Protect the Contract While You Restructure Capital
Financing is only one part of a rescue. The contract timeline has to be managed at the same time. If an extension is necessary, ask early and present the seller with a credible plan rather than a vague request for more time. Sellers are more likely to cooperate when they see that the buyer has a lender engaged, documents in motion, and a realistic closing date.
Your earnest money position also matters. Review contingency dates and default language with the appropriate professionals before making assumptions about your deposit or obligations. If the original lender has issued a denial, delay notice, or unacceptable condition, keep that documentation. It may help support a request for more time or a contract adjustment.

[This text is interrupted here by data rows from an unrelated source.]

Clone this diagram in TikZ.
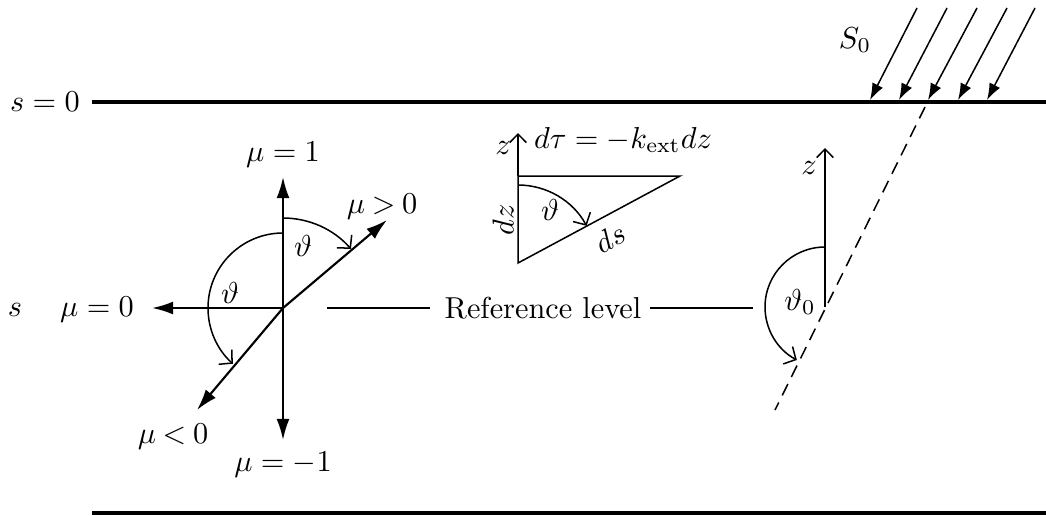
\documentclass[tikz,border=0pt]{standalone}
\usetikzlibrary{arrows.meta}
\begin{document}
\begin{tikzpicture}[x=0.33pt,y=0.33pt,
  thickline/.style={line width=1.1pt},
  thinline/.style={line width=0.5pt},
  axis/.style={line width=0.7pt,-{Latex[length=7pt,width=4.3pt]}},
  sunray/.style={line width=0.5pt,-{Latex[length=5.5pt,width=3.9pt]}},
  arcarrow/.style={line width=0.5pt,-{Straight Barb[length=3pt,width=6.5pt]}},
  zarrow/.style={line width=0.5pt,-{Straight Barb[length=2.8pt,width=5.5pt]}},
  lbl/.style={inner sep=0pt}]
\useasboundingbox (0,0) rectangle (1046,515);
% boundary lines
\coordinate (topL) at (92,413);
\coordinate (topR) at (1046,413);
\coordinate (botL) at (92,2);
\coordinate (botR) at (1046,2);
\draw[thickline] (topL) -- (topR);
\draw[thickline] (botL) -- (botR);
\node[lbl] (s0lbl) at (45,413) {$s=0$};
\node[lbl] (slbl) at (15,205) {$s$};
% mu axes
\coordinate (O) at (283,207);
\coordinate (upT) at (283,338);
\coordinate (dnT) at (283,75);
\coordinate (lfT) at (152,207);
\coordinate (urT) at (387,295);
\coordinate (llT) at (197,105);
\draw[axis] (O) -- (upT);
\draw[axis] (O) -- (dnT);
\draw[axis] (O) -- (lfT);
\draw[axis] (O) -- (urT);
\draw[axis] (O) -- (llT);
\node[lbl] (mu1) at (283,360) {$\mu=1$};
\node[lbl] (mum1) at (283,50) {$\mu=-1$};
\node[lbl] (mu0) at (97,205) {$\mu=0$};
\node[lbl] (mupos) at (382,308) {$\mu\mathbin{>}0$};
\node[lbl] (muneg) at (173,78) {$\mu\mathbin{<}0$};
\coordinate (a1s) at (283,297);
\draw[arcarrow] (a1s) arc[start angle=90,end angle=41,radius=90];
\coordinate (a2s) at (283,282);
\draw[arcarrow] (a2s) arc[start angle=90,end angle=228,radius=75];
\node[lbl] (th1) at (303,269) {$\vartheta$};
\node[lbl] (th2) at (230,222) {$\vartheta$};
% reference level
\node[lbl] (ref) at (543,207) {Reference level};
\coordinate (rl1) at (327,207);
\coordinate (rl2) at (430,207);
\coordinate (rr1) at (650,207);
\coordinate (rr2) at (753,207);
\draw[thinline] (rl1) -- (rl2);
\draw[thinline] (rr1) -- (rr2);
% triangle
\coordinate (B) at (518,252);
\coordinate (T) at (518,339);
\coordinate (R) at (680,339);
\coordinate (zT) at (518,382);
\draw[thinline] (B) -- (T) -- (R) -- cycle;
\draw[zarrow] (T) -- (zT);
\coordinate (a3s) at (518,330);
\draw[arcarrow] (a3s) arc[start angle=90,end angle=28.5,radius=78];
\node[lbl] (zlbl1) at (503,367) {$z$};
\node[lbl] (dtau) at (623,375) {$d\tau=-k_{\mathrm{ext}}dz$};
\node[lbl,rotate=90] (dzlbl) at (503,295) {$dz$};
\node[lbl] (th3) at (550,305) {$\vartheta$};
\node[lbl,rotate=28] (dslbl) at (610,277) {$ds$};
% sun rays
\foreach \i/\xs/\xe in {1/917/870,2/947/899,3/977/928,4/1007/958,5/1035/987}{
  \coordinate (sr\i) at (\xs,507);
  \coordinate (se\i) at (\xe,415);
  \draw[sunray] (sr\i) -- (se\i);
}
\node[lbl] (S0) at (855,475) {$S_0$};
\coordinate (dA) at (925,408);
\coordinate (dB) at (775,105);
\draw[thinline,dash pattern=on 4.2pt off 2.6pt] (dA) -- (dB);
\coordinate (zb) at (825,208);
\coordinate (zt) at (825,367);
\draw[zarrow] (zb) -- (zt);
\node[lbl] (zlbl2) at (809,347) {$z$};
\coordinate (a4s) at (825,268);
\draw[arcarrow] (a4s) arc[start angle=90,end angle=242,radius=60];
\node[lbl] (th0) at (800,213) {$\vartheta_0$};
\end{tikzpicture}
\end{document}
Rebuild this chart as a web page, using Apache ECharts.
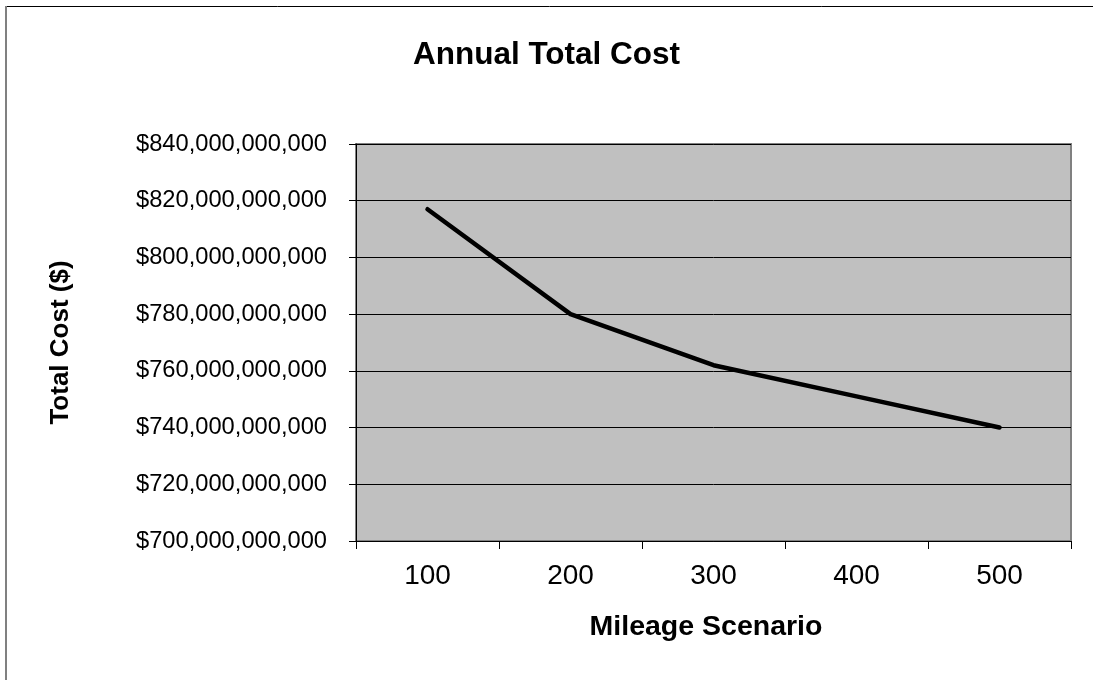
<!DOCTYPE html>
<html>
<head>
<meta charset="utf-8">
<title>Annual Total Cost</title>
<script src="https://cdn.jsdelivr.net/npm/echarts@6/dist/echarts.min.js"></script>
<style>
  html, body { margin: 0; padding: 0; background: #ffffff; }
  #chart { width: 1093px; height: 680px; }
</style>
</head>
<body>
<div id="chart"></div>
<script>
// Mileage scenarios on the category axis
const scenarios = ['100', '200', '300', '400', '500'];
// Annual total cost for each scenario, in dollars
const totalCost = [817e9, 780e9, 762e9, 751e9, 740e9];
// Value axis range and step
const yMin = 700e9;
const yMax = 840e9;
const yStep = 20e9;

const FONT = '"Liberation Sans", Arial, sans-serif';

function dollars(v) {
  return '$' + Math.round(v).toLocaleString('en-US');
}

const chart = echarts.init(document.getElementById('chart'), null, { renderer: 'canvas' });

chart.setOption({
  backgroundColor: '#ffffff',
  animation: false,
  title: {
    text: 'Annual Total Cost',
    left: 'center',
    top: 34,
    textStyle: { fontFamily: FONT, fontSize: 31.5, fontWeight: 'bold', color: '#000' }
  },
  graphic: [
    // outer chart frame
    { type: 'line', shape: { x1: 6, y1: 6.5, x2: 1093, y2: 6.5 }, style: { stroke: '#000', lineWidth: 1 }, silent: true },
    { type: 'line', shape: { x1: 6, y1: 6, x2: 6, y2: 680 }, style: { stroke: '#808080', lineWidth: 2 }, silent: true }
  ],
  grid: {
    left: 356,
    top: 144,
    right: 22,
    bottom: 139,
    show: true,
    backgroundColor: '#C0C0C0',
    borderColor: '#808080',
    borderWidth: 2
  },
  xAxis: {
    type: 'category',
    data: scenarios,
    boundaryGap: true,
    name: 'Mileage Scenario',
    nameLocation: 'middle',
    nameGap: 72,
    nameTextStyle: { fontFamily: FONT, fontSize: 28.5, fontWeight: 'bold', color: '#000', padding: [0, 15, 0, 0] },
    axisLine: { show: true, lineStyle: { color: '#000', width: 1 } },
    axisTick: { show: true, length: 8, lineStyle: { color: '#000', width: 1 } },
    axisLabel: { fontFamily: FONT, fontSize: 28, color: '#000', margin: 21 },
    splitLine: { show: false }
  },
  yAxis: {
    type: 'value',
    min: yMin,
    max: yMax,
    interval: yStep,
    name: 'Total Cost ($)',
    nameLocation: 'middle',
    nameGap: 282,
    nameTextStyle: { fontFamily: FONT, fontSize: 26, fontWeight: 'bold', color: '#000' },
    axisLine: { show: true, lineStyle: { color: '#000', width: 1 } },
    axisTick: { show: true, length: 7, lineStyle: { color: '#000', width: 1 } },
    axisLabel: { fontFamily: FONT, fontSize: 23.7, color: '#000', margin: 29, formatter: dollars },
    splitLine: { show: true, lineStyle: { color: '#000', width: 1 } }
  },
  series: [{
    type: 'line',
    data: totalCost,
    showSymbol: false,
    symbol: 'none',
    lineStyle: { color: '#000', width: 4.5, cap: 'round', join: 'round' },
    z: 5
  }]
});
</script>
</body>
</html>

There are times when walking away is the correct investment decision. If the rescue structure only works with thin reserves, inflated rents, or a highly speculative refinance, saving the contract may cost more than losing it. Experienced investors distinguish between a financing mismatch and a deal that no longer meets their buy criteria.
Do Not Wait for the Original Lender to Decide for You
The most expensive mistake in a stalled transaction is waiting until the final days of the contract to pursue a backup plan. The moment a lender misses a milestone, changes terms materially, or raises an issue that is not quickly solvable, start evaluating alternatives.
Investor MultiFamily Capital works with business-purpose real estate investors who need a practical path through underwriting friction, including bridge, rental, renovation, construction, and deal-rescue scenarios. The useful first conversation is straightforward: explain what happened, provide the core numbers, state the deadline, and show the exit.
A stalled deal needs a financing decision, not more false momentum. Get the facts in one place, pressure-test the exit, and move toward the capital structure that gives the transaction its best chance to close.